● **Dataset excerpt**:

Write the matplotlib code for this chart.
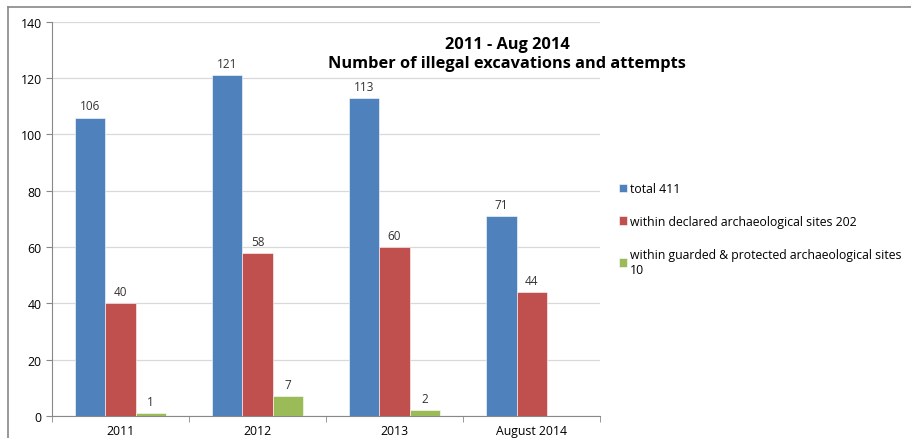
"""
illegal excavations bar chart, 2011 - Aug 2014
"""

import numpy as np
import matplotlib.pyplot as plt
from matplotlib.lines import Line2D

years = ["2011", "2012", "2013", "August 2014"]
total = [106, 121, 113, 71]
declared = [40, 58, 60, 44]
guarded = [1, 7, 2, None]
labels = ["total 411",
          "within declared archaeological sites 202",
          "within guarded & protected archaeological sites\n10"]
colors = ["#4F81BD", "#C0504D", "#9BBB59"]


def main():
    plt.rcParams['font.family'] = ['Open Sans', 'DejaVu Sans']
    fig = plt.figure(figsize=(9.12, 4.39), dpi=100)
    ax = fig.add_axes([0.057, 0.05, 0.601, 0.898])

    # grey frame of the chart box
    fig.add_artist(Line2D([8/912, 1], [1-8/439, 1-8/439], color="#888888",
                          lw=1.2, transform=fig.transFigure))
    fig.add_artist(Line2D([8/912, 8/912], [0, 1-8/439], color="#888888",
                          lw=1.2, transform=fig.transFigure))

    x = np.arange(len(years))
    w = 0.22
    series = [total, declared, guarded]
    for k, vals in enumerate(series):
        xs = [x[i] + (k-1)*w for i in range(len(vals)) if vals[i] is not None]
        vs = [v for v in vals if v is not None]
        bars = ax.bar(xs, vs, width=w, color=colors[k], label=labels[k],
                      edgecolor="white", linewidth=0.4, zorder=3)
        for b, v in zip(bars, vs):
            ax.text(b.get_x() + b.get_width()/2, v + 1.8, str(v),
                    ha="center", va="bottom", fontsize=8.5, color="#333333")

    ax.set_xlim(-0.5, len(years) - 0.5)
    ax.set_ylim(0, 140)
    ax.set_yticks(range(0, 141, 20))
    ax.set_xticks(x)
    ax.set_xticklabels(years)
    ax.set_xticks(np.arange(-0.5, len(years)), minor=True)
    ax.tick_params(axis="x", which="major", length=0, labelsize=8.8, pad=6)
    ax.tick_params(axis="x", which="minor", length=4, color="#888888")
    ax.tick_params(axis="y", length=4, color="#888888", labelsize=8.8)
    ax.grid(axis="y", color="#d9d9d9", lw=0.9, zorder=0)
    for s in ["top", "right"]:
        ax.spines[s].set_visible(False)
    for s in ["left", "bottom"]:
        ax.spines[s].set_color("#888888")

    ax.text(0.83, 0.965, "2011 - Aug 2014\nNumber of illegal excavations and attempts",
            transform=ax.transAxes, ha="center", va="top", fontsize=11.8,
            fontweight="bold", linespacing=1.25)

    ax.legend(loc="upper left", bbox_to_anchor=(1.025, 0.605), frameon=False,
              fontsize=8.8, handlelength=0.7, handleheight=0.7, handletextpad=0.25,
              labelspacing=1.6, borderaxespad=0)

    plt.savefig("out.png")


main()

● **Short exercise**:
Reproduce the data above word for word from its first line through the line that holds "ax = fig.add_axes([0.057, 0.05, 0.601, 0.898])", both ends included; skip pictures.

● **The answer**:
Write the matplotlib code for this chart.
"""
illegal excavations bar chart, 2011 - Aug 2014
"""

import numpy as np
import matplotlib.pyplot as plt
from matplotlib.lines import Line2D

years = ["2011", "2012", "2013", "August 2014"]
total = [106, 121, 113, 71]
declared = [40, 58, 60, 44]
guarded = [1, 7, 2, None]
labels = ["total 411",
          "within declared archaeological sites 202",
          "within guarded & protected archaeological sites\n10"]
colors = ["#4F81BD", "#C0504D", "#9BBB59"]


def main():
    plt.rcParams['font.family'] = ['Open Sans', 'DejaVu Sans']
    fig = plt.figure(figsize=(9.12, 4.39), dpi=100)
    ax = fig.add_axes([0.057, 0.05, 0.601, 0.898])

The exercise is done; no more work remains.